Fat Horses: Adipose Stores Have Variety of Health Effects

It used to be thought that adipose tissue, or fat, serves as simply a storage form of energy. In recent years, scientists have discovered fat performs a large number of tasks and actually functions as a highly active metabolic and endocrine organ. Adipose tissue produces a large variety of molecules, including inflammatory mediators, hormones, enzymes, and other proteins that have wide-reaching effects on almost every body system.
In human medicine, it is known that different fat stores produce different “sets” of molecules, and that people with excessive fat deposits have higher levels of inflammatory molecules in their bodies. It is also known that humans with excessive abdominal fat stores (rather than fat stores located elsewhere) have an increased risk of developing obesity-related disorders, including metabolic syndrome and insulin resistance.
Horses can also develop those same disorders with perilous consequences. For example, insulin-resistant horses do not respond to the hormone insulin, which means that sugar derived from food is not absorbed by the body tissues and remains abnormally elevated. Affected horses are at risk of developing chronic laminitis—a well-known, life-threatening condition.

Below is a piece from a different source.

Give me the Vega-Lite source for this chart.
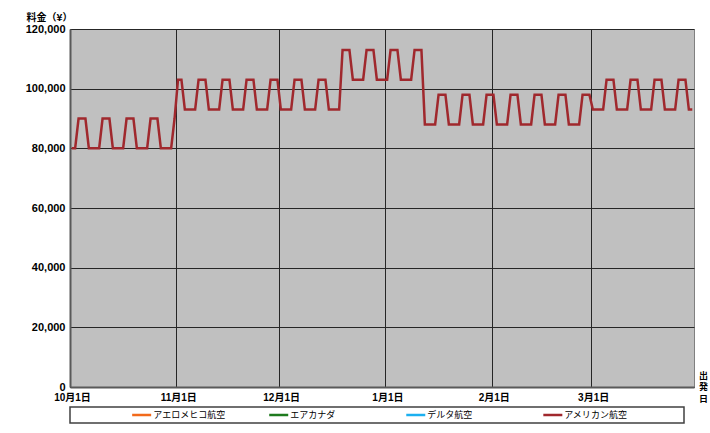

According to researchers from Belgium*, horses also have a number of distinct fat deposits throughout their bodies, including the crest, the abdomen, and tissues under the skin around the loin and tailhead. Whether those different fat stores also produce different inflammatory mediators (as in humans) was unclear. The researchers collected and analyzed fat samples to determine what types of inflammatory molecules were produced by different fat stores.

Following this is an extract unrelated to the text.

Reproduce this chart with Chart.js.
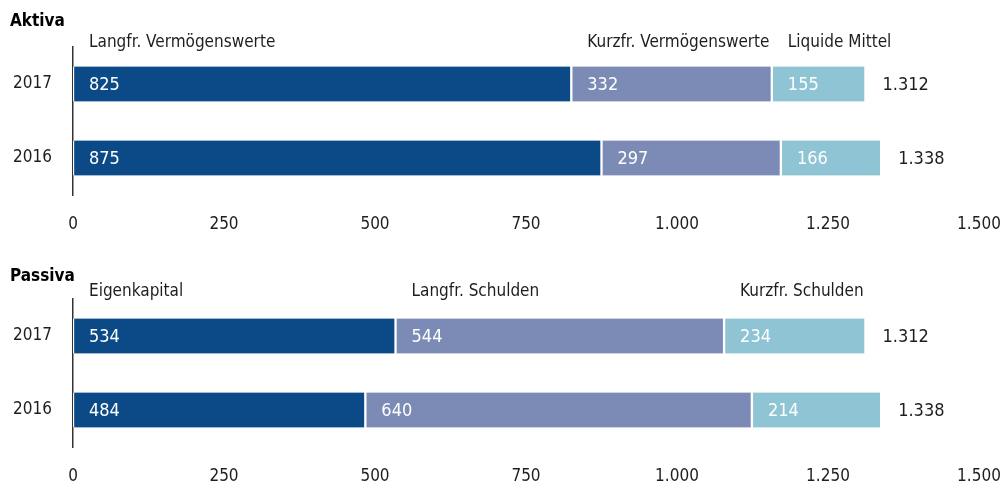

The study authors confirmed that, just as in humans, not all fat deposits in horses are the same. The authors suggested that if more fat is deposited at the crest, it is more detrimental than if it had been deposited around the tailhead, for example.
Considering the increasing prevalence of obesity in horses, acquiring more information on the secret lives of fat cells is an important step in helping horses battle the bulge and avoid obesity-related disorders.
*Brynsteen, L., T. Erkens, L.J. Peelman, et al. 2013. Expression of inflammation-related genes is associated with adipose tissue location in horses. BMC Veterinary Research 9:240.